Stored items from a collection
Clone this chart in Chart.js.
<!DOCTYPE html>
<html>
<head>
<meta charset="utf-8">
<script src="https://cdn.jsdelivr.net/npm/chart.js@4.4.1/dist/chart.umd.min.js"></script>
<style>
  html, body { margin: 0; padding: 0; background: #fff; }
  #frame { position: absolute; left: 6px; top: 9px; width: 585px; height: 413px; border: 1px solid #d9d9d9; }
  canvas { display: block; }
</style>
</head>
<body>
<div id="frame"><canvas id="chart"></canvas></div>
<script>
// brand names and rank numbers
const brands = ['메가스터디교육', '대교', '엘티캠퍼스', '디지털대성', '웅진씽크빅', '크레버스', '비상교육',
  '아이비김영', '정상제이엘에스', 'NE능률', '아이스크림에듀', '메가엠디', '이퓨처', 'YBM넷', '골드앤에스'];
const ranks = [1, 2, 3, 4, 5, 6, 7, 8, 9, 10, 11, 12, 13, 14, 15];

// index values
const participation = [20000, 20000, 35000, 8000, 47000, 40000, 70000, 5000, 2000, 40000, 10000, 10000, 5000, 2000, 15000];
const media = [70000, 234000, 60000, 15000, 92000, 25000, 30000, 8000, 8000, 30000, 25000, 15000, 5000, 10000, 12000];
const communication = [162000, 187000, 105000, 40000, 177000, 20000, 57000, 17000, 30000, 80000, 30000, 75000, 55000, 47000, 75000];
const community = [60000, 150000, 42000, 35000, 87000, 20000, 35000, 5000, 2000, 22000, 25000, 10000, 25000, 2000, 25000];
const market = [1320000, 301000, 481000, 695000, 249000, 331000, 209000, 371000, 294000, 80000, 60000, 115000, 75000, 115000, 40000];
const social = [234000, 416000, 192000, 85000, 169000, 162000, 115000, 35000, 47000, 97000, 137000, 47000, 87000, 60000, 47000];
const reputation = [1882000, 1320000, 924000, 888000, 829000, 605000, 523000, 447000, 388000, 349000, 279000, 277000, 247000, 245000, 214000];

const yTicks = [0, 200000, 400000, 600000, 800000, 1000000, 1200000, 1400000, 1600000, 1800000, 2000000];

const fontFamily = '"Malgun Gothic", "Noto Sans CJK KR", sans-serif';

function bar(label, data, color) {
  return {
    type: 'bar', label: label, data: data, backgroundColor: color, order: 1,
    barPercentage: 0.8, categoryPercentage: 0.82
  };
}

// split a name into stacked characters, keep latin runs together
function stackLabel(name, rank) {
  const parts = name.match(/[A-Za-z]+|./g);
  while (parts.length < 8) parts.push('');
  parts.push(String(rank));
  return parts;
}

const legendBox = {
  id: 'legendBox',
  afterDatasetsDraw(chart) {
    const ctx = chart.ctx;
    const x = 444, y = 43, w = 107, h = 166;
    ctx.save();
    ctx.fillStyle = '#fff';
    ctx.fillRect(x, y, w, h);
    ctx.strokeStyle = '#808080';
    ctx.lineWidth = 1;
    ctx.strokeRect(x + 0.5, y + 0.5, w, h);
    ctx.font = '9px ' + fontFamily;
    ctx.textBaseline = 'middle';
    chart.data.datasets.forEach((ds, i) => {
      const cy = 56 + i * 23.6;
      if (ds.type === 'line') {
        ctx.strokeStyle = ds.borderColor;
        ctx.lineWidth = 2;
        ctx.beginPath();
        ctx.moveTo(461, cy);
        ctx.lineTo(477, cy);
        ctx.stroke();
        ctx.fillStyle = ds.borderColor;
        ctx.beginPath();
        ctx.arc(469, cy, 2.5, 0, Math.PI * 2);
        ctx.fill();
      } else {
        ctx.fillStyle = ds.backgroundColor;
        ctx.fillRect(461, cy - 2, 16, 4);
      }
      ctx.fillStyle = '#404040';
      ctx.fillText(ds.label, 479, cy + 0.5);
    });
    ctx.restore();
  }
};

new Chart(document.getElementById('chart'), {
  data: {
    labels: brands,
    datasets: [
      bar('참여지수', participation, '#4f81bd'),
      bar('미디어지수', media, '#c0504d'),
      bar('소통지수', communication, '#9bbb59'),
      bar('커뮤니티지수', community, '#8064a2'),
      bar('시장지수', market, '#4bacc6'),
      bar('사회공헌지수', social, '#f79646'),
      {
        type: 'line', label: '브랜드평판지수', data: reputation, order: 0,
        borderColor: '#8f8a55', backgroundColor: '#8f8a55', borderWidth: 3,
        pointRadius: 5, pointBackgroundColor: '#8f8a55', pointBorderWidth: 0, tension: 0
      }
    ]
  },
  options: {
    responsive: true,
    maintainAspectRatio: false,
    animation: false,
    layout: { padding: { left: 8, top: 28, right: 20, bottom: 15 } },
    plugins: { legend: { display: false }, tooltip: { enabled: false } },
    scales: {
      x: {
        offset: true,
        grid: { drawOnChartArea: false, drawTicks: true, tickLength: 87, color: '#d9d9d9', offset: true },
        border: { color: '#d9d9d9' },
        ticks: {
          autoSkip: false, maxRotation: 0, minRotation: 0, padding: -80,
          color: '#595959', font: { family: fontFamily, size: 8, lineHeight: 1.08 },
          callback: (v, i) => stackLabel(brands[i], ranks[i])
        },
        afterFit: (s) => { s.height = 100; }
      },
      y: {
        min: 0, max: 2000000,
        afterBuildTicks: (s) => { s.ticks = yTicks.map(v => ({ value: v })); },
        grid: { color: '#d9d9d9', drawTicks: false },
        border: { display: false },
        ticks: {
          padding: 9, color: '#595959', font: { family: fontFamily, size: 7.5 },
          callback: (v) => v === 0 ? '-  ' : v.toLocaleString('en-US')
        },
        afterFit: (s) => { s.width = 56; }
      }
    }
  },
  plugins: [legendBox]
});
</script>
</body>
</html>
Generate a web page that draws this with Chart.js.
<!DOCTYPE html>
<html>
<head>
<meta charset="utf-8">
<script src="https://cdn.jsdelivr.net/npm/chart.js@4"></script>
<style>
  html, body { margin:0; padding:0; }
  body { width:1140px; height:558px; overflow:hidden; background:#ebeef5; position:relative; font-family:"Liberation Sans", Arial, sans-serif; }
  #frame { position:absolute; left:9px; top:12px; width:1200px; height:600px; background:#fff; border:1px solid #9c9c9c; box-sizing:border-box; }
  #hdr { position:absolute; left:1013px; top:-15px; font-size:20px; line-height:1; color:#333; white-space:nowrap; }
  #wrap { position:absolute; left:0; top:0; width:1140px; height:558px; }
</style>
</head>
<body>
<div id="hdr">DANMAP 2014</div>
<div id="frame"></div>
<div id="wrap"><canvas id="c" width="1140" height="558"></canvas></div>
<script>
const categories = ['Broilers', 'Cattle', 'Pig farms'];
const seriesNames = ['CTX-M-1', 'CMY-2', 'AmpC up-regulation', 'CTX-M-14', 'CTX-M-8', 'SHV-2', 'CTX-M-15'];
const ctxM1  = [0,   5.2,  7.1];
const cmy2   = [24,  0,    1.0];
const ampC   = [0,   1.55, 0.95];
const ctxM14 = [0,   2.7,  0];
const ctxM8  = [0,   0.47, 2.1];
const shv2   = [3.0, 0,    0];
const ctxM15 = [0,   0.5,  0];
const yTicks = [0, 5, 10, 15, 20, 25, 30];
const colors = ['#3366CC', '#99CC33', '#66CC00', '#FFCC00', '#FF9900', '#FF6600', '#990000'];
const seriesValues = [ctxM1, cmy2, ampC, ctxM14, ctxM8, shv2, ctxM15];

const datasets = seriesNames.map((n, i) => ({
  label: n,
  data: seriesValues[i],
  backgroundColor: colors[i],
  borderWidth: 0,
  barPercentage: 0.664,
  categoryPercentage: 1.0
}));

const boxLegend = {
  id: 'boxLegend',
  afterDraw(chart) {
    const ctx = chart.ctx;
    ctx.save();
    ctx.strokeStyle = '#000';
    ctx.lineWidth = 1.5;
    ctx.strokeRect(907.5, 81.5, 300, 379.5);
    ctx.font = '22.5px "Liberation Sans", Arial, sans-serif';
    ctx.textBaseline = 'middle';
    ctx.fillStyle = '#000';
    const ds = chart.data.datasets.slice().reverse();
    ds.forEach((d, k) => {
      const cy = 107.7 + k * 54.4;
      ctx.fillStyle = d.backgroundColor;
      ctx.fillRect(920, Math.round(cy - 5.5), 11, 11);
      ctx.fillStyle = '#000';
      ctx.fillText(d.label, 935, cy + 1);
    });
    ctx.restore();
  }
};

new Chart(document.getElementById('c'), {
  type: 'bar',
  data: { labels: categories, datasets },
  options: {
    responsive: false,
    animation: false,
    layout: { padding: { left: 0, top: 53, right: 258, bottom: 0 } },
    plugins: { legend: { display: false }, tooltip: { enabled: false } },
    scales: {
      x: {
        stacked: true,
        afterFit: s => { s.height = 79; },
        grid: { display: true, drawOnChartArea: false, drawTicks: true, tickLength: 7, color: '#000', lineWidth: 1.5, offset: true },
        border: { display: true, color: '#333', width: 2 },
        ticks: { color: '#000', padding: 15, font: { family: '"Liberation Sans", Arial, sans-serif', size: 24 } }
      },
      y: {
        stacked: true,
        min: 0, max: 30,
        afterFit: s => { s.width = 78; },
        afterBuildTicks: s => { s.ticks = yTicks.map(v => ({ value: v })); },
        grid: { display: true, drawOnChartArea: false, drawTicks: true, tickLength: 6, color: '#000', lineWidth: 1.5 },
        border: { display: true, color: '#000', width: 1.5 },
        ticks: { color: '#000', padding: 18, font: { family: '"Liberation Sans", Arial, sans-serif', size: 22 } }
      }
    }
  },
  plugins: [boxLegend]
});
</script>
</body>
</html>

**REQUIREMENT:** Starting at the first line of the entries above, please extract each line up to and including the line with "13, 14, 15];", unchanged, and add nothing.

**ANSWER BELOW:**
Clone this chart in Chart.js.
<!DOCTYPE html>
<html>
<head>
<meta charset="utf-8">
<script src="https://cdn.jsdelivr.net/npm/chart.js@4.4.1/dist/chart.umd.min.js"></script>
<style>
  html, body { margin: 0; padding: 0; background: #fff; }
  #frame { position: absolute; left: 6px; top: 9px; width: 585px; height: 413px; border: 1px solid #d9d9d9; }
  canvas { display: block; }
</style>
</head>
<body>
<div id="frame"><canvas id="chart"></canvas></div>
<script>
// brand names and rank numbers
const brands = ['메가스터디교육', '대교', '엘티캠퍼스', '디지털대성', '웅진씽크빅', '크레버스', '비상교육',
  '아이비김영', '정상제이엘에스', 'NE능률', '아이스크림에듀', '메가엠디', '이퓨처', 'YBM넷', '골드앤에스'];
const ranks = [1, 2, 3, 4, 5, 6, 7, 8, 9, 10, 11, 12, 13, 14, 15];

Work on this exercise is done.